Locally, he supported efforts to clean up the St. Joseph River and touted the benefits of natural foods and organic farming.
"He was from North Dakota and rural Minnesota, so he knew about clean air and clean water," Pat Bauer said. "So he learned about water and about air just by being out in cleaner environments."
A pro-life Catholic, Burnett Bauer nonetheless clashed with the Democratic Party on the issue of abortion. "The support of the leadership of the national Democratic Party of abortion on demand is contrary to the basic principles on which the party was founded, and, unless changed, will destroy the party," he said in a statement to the 1980 National Right to Life Convention in Anaheim, Calif.

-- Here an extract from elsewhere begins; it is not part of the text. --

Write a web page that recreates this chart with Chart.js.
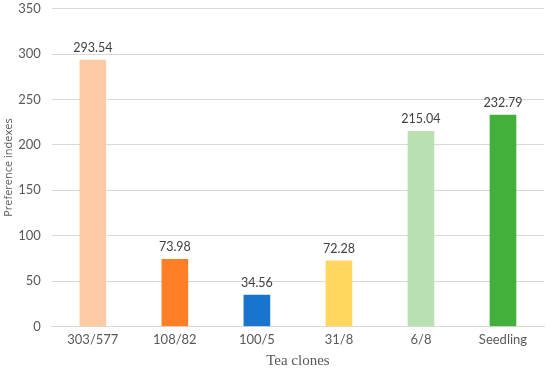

After just one term as senator, Bauer lost the 1976 Democratic primary to South Bend resident Douglas Hunt. Hunt again defeated Bauer in 1980. The race was bitter. Bauer criticized Hunt for driving a foreign car. Hunt said it was built in Pennsylvania and accused Bauer of being "willing to claw anyone's face in your lunge for public office."
"In any political campaign you have sparks flying," Hunt, a partner with Holladay properties, recalled Monday. "We just ran against each other as opponents twice, and since I ended up winning, he, I suppose like anybody, was a little resentful.
"Certainly, when we saw each other in subsequent years, we were really cordial to each other," he added.
As a legislator, Pat Bauer described his father as a "hard worker" and a creative thinker.
"He was coming up with new ideas all the time," he said.
He said his father influenced his decision to enter politics.
"I learned you can make a difference," he said.
At home, Burnett Bauer was a supportive and loving father and an avid traveler, his son said. Pat Bauer recalled a family vacation to the West Coast.
"He (Burnett Bauer) won a station wagon for being the top Lindsay (Automatic Water Softener) dealer in the country." he said. "I think there were seven of us kids at the time. We took the station wagon from South Bend, Ind., to California, and boy, that was an adventure ... we stopped at every historical marker along the way."
Burnett Bauer also played the harmonica and liked to sing, his son said.
"He was very interested in everything," he said. "Music, culture, other countries, different languages, business ... everything."
Born July 23, 1916, in Underwood, N.D., Burnett Bauer attended Good Thunder High School in Good Thunder, Minn., and then the University of Notre Dame, where he played baseball and football prior to graduating in 1938.
After graduation, he enrolled in graduate school at the university. He met Helene Genevieve Cryan, a professor of speech and drama at Saint Mary's College, during that time. The two married on April 14, 1941, in Kalamazoo, Mich.
According to Pat Bauer, in attending Notre Dame, his father passed on a scholarship to the University of North Dakota.
"I just think Notre Dame fit into some world he had never known," he said, "plus he liked the intellectual challenge ... and the spirituality of it."
A Sagamore of the Wabash recipient in recognition of his service to the state, Burnett Bauer was a longtime member of Little Flower Catholic Church in South Bend and was active in several local clubs and organizations. He and his wife co-founded the Christian Family Movement.
He also helped found St. Joseph's Catholic High School in South Bend and the former St. Mary's Campus School, his son said.
Aside from Pat Bauer, Burnett Bauer is survived by eight children, 18 grandchildren, 12 great-grandchildren, four sisters, and one brother. He was preceded in death, in addition to his parents and Helene, by one daughter and his second wife, Vicky Kelly Bauer.